Persino le pubblicità «sono basate sulle guerra psicologica e della propaganda». Questo ha a che fare con l’opera di Edward Bernays, che – nel libro del 1928 intitolato Propaganda – ha introdotto il concetto di un pubblico visto unicamente come massa irrazionale guidata dall’istinto; Bernays ha quindi creato, su queste basi, delle tattiche ancora oggi utilizzate dalla pubblicità e dai governi.
Scott spiega che Bernays ha introdotto l’idea di «feticismo del consumo» e «ha utilizzato la propaganda per impiegare la psicologia come un’arma contro l’individuo».

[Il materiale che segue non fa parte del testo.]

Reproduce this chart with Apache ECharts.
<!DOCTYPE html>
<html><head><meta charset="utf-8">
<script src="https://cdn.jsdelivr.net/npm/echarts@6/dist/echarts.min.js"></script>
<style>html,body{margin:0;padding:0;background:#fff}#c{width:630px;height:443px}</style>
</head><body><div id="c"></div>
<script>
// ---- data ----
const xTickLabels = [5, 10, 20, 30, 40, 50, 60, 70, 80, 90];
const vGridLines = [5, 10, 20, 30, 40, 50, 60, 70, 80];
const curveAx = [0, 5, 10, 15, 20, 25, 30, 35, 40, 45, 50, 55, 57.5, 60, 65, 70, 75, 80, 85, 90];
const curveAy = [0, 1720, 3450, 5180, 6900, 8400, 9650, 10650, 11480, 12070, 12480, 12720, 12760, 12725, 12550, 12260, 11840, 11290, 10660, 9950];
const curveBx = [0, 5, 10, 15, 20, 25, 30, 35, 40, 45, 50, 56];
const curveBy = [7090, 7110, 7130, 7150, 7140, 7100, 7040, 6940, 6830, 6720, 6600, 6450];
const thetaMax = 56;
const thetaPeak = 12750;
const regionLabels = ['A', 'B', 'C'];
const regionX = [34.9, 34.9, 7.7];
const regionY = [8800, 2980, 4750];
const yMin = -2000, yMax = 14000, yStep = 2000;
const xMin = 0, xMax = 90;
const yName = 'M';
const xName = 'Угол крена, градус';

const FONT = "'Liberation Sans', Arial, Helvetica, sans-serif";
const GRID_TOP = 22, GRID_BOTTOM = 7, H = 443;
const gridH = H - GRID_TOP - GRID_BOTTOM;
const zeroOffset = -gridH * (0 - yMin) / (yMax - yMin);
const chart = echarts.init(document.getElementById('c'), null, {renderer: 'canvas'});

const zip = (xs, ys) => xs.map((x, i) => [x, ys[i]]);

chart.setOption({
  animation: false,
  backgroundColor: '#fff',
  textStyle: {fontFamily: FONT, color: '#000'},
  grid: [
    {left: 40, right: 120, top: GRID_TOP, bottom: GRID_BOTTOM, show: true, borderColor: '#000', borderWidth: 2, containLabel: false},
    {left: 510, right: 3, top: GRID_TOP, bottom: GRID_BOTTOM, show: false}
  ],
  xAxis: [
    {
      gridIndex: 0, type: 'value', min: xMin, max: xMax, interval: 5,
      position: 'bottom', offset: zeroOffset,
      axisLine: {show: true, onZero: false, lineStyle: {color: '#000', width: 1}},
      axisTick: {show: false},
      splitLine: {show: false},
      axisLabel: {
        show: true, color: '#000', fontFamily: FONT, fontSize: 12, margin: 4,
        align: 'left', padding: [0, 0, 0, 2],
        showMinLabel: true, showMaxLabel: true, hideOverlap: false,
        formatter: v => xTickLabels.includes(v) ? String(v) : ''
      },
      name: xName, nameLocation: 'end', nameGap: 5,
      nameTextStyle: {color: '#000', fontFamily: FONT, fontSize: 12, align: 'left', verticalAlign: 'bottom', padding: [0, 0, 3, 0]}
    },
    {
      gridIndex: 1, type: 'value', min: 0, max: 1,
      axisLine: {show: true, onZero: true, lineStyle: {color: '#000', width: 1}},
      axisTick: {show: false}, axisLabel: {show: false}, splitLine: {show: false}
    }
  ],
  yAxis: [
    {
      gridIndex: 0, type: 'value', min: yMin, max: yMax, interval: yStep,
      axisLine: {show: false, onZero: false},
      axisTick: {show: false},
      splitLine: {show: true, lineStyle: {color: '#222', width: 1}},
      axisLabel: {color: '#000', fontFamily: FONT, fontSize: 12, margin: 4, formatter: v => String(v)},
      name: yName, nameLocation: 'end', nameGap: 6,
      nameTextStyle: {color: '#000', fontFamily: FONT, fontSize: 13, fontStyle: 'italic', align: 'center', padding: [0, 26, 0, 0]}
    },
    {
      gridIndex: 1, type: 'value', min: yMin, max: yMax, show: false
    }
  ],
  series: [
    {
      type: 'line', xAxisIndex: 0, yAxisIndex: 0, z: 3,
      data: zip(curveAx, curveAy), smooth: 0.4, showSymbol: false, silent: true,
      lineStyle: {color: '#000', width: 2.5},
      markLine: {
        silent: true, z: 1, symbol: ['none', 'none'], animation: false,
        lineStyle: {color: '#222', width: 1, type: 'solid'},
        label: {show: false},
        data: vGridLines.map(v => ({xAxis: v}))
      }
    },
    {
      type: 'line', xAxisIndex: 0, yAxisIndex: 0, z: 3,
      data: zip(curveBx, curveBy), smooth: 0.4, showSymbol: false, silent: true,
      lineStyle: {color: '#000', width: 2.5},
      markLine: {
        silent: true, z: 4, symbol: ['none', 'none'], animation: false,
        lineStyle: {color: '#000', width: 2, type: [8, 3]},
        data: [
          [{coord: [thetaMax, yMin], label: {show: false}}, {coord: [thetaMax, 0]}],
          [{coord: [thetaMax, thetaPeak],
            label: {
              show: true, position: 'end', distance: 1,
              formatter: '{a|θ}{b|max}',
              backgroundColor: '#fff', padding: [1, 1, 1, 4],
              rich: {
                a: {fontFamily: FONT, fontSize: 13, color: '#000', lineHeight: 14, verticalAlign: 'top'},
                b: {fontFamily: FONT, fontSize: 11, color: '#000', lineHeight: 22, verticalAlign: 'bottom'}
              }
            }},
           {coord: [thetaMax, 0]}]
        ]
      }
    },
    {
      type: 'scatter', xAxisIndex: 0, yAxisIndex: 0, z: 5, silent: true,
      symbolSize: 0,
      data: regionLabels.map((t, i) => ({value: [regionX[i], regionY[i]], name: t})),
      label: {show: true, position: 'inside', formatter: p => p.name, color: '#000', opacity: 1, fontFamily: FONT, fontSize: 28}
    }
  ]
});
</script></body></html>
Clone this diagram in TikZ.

Al momento, tuttavia, si assiste a un lento risveglio, in cui le persone iniziano a notare i trucchi legati a ideologie politiche, la stampa che diffonde notizie false e così via: «Penso che stiamo vivendo una specie di Rinascimento, per quanto riguarda il pensiero».
Scott paragona questo cambiamento con quello che sta accadendo con lo sviluppo tecnologico: la continua evoluzione delle tecnologie dell’automazione sta cominciando a mettere in pericolo i lavori manuali, e, se si andasse ulteriormente avanti in questa direzione, il mondo sperimenterebbe una distanza ancora maggiore tra ricchi e poveri.
«E lo stesso si avrà a livello psicologico: ci saranno persone che avranno un approccio attivo, che non si arrenderanno alla normalizzazione dell’anormalità e all’illusione della propaganda. Ma allo stesso tempo si avranno persone che semplicemente non ne sono consapevoli, che saranno lasciate indietro» .

Il punto di vista espresso in questo articolo è quello dell’autore e non riflette necessariamente quello di Epoch Times.